- **REQUIRED TASK**
Repeat the data below exactly, dropping any pictures it holds.

===

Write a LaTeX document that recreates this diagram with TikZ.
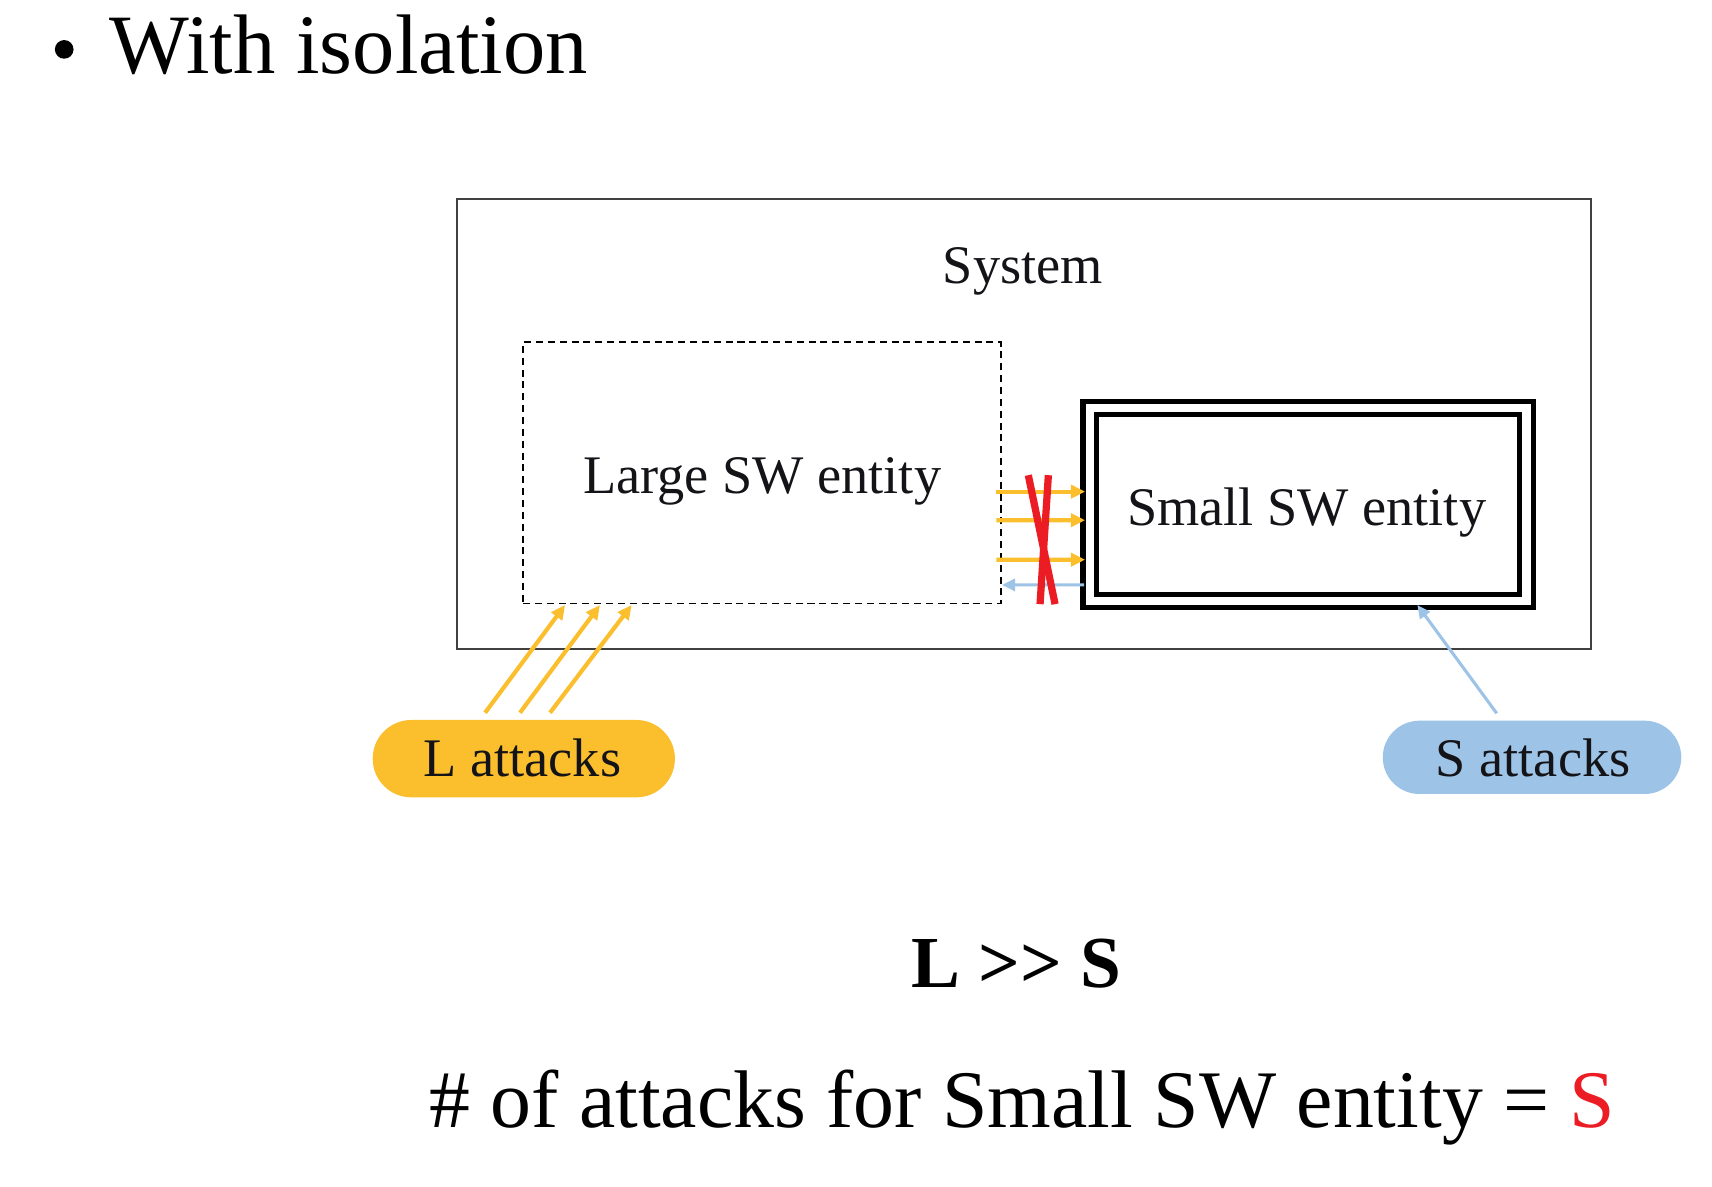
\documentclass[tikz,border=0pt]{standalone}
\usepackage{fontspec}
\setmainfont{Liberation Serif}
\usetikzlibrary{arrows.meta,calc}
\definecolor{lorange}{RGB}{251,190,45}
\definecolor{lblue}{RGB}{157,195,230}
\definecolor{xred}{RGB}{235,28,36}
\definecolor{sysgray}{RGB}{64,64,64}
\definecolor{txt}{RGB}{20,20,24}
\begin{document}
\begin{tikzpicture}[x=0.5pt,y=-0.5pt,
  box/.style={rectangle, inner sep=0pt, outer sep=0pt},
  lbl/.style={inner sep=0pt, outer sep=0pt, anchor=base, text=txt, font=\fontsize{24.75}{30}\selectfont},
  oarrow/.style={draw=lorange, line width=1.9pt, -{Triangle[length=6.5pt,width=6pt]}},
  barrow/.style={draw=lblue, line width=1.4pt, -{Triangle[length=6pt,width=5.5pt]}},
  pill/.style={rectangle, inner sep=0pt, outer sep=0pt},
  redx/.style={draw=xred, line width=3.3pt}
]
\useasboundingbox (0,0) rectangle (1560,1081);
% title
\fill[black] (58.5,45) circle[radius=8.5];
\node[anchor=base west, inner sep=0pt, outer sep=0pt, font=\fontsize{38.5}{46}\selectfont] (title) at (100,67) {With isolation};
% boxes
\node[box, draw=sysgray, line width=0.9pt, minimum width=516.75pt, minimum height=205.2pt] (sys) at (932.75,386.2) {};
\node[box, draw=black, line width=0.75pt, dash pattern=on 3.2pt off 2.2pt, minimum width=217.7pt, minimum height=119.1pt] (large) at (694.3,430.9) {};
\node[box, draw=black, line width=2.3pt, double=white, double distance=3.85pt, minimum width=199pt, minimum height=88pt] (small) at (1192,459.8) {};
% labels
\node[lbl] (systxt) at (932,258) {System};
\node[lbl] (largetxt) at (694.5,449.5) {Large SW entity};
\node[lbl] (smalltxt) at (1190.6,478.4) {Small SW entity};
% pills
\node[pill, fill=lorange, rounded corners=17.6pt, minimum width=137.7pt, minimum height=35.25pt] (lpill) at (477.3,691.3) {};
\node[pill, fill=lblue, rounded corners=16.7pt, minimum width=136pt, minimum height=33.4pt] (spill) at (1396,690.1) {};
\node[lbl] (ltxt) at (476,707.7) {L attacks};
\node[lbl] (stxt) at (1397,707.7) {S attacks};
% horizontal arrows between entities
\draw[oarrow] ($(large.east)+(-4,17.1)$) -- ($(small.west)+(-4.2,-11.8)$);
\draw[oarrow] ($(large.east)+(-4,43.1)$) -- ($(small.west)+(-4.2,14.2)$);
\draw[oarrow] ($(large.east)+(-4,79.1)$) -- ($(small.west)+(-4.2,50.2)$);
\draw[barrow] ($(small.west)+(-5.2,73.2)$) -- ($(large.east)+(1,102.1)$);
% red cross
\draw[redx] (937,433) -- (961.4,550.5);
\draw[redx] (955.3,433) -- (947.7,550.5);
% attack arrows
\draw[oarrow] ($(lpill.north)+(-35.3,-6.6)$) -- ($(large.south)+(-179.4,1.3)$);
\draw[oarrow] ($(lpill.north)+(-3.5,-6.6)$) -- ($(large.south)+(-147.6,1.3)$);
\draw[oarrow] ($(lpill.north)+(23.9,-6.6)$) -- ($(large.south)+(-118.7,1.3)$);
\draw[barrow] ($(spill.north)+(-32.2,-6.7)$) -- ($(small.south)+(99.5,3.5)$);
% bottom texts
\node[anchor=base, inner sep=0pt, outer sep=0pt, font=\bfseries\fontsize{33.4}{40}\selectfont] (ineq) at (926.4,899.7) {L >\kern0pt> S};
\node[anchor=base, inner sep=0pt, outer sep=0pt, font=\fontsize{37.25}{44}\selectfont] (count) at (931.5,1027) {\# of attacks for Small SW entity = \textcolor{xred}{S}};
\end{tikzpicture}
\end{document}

===

- **OUTPUT OF THE EXERCISE**
Write a LaTeX document that recreates this diagram with TikZ.
\documentclass[tikz,border=0pt]{standalone}
\usepackage{fontspec}
\setmainfont{Liberation Serif}
\usetikzlibrary{arrows.meta,calc}
\definecolor{lorange}{RGB}{251,190,45}
\definecolor{lblue}{RGB}{157,195,230}
\definecolor{xred}{RGB}{235,28,36}
\definecolor{sysgray}{RGB}{64,64,64}
\definecolor{txt}{RGB}{20,20,24}
\begin{document}
\begin{tikzpicture}[x=0.5pt,y=-0.5pt,
  box/.style={rectangle, inner sep=0pt, outer sep=0pt},
  lbl/.style={inner sep=0pt, outer sep=0pt, anchor=base, text=txt, font=\fontsize{24.75}{30}\selectfont},
  oarrow/.style={draw=lorange, line width=1.9pt, -{Triangle[length=6.5pt,width=6pt]}},
  barrow/.style={draw=lblue, line width=1.4pt, -{Triangle[length=6pt,width=5.5pt]}},
  pill/.style={rectangle, inner sep=0pt, outer sep=0pt},
  redx/.style={draw=xred, line width=3.3pt}
]
\useasboundingbox (0,0) rectangle (1560,1081);
% title
\fill[black] (58.5,45) circle[radius=8.5];
\node[anchor=base west, inner sep=0pt, outer sep=0pt, font=\fontsize{38.5}{46}\selectfont] (title) at (100,67) {With isolation};
% boxes
\node[box, draw=sysgray, line width=0.9pt, minimum width=516.75pt, minimum height=205.2pt] (sys) at (932.75,386.2) {};
\node[box, draw=black, line width=0.75pt, dash pattern=on 3.2pt off 2.2pt, minimum width=217.7pt, minimum height=119.1pt] (large) at (694.3,430.9) {};
\node[box, draw=black, line width=2.3pt, double=white, double distance=3.85pt, minimum width=199pt, minimum height=88pt] (small) at (1192,459.8) {};
% labels
\node[lbl] (systxt) at (932,258) {System};
\node[lbl] (largetxt) at (694.5,449.5) {Large SW entity};
\node[lbl] (smalltxt) at (1190.6,478.4) {Small SW entity};
% pills
\node[pill, fill=lorange, rounded corners=17.6pt, minimum width=137.7pt, minimum height=35.25pt] (lpill) at (477.3,691.3) {};
\node[pill, fill=lblue, rounded corners=16.7pt, minimum width=136pt, minimum height=33.4pt] (spill) at (1396,690.1) {};
\node[lbl] (ltxt) at (476,707.7) {L attacks};
\node[lbl] (stxt) at (1397,707.7) {S attacks};
% horizontal arrows between entities
\draw[oarrow] ($(large.east)+(-4,17.1)$) -- ($(small.west)+(-4.2,-11.8)$);
\draw[oarrow] ($(large.east)+(-4,43.1)$) -- ($(small.west)+(-4.2,14.2)$);
\draw[oarrow] ($(large.east)+(-4,79.1)$) -- ($(small.west)+(-4.2,50.2)$);
\draw[barrow] ($(small.west)+(-5.2,73.2)$) -- ($(large.east)+(1,102.1)$);
% red cross
\draw[redx] (937,433) -- (961.4,550.5);
\draw[redx] (955.3,433) -- (947.7,550.5);
% attack arrows
\draw[oarrow] ($(lpill.north)+(-35.3,-6.6)$) -- ($(large.south)+(-179.4,1.3)$);
\draw[oarrow] ($(lpill.north)+(-3.5,-6.6)$) -- ($(large.south)+(-147.6,1.3)$);
\draw[oarrow] ($(lpill.north)+(23.9,-6.6)$) -- ($(large.south)+(-118.7,1.3)$);
\draw[barrow] ($(spill.north)+(-32.2,-6.7)$) -- ($(small.south)+(99.5,3.5)$);
% bottom texts
\node[anchor=base, inner sep=0pt, outer sep=0pt, font=\bfseries\fontsize{33.4}{40}\selectfont] (ineq) at (926.4,899.7) {L >\kern0pt> S};
\node[anchor=base, inner sep=0pt, outer sep=0pt, font=\fontsize{37.25}{44}\selectfont] (count) at (931.5,1027) {\# of attacks for Small SW entity = \textcolor{xred}{S}};
\end{tikzpicture}
\end{document}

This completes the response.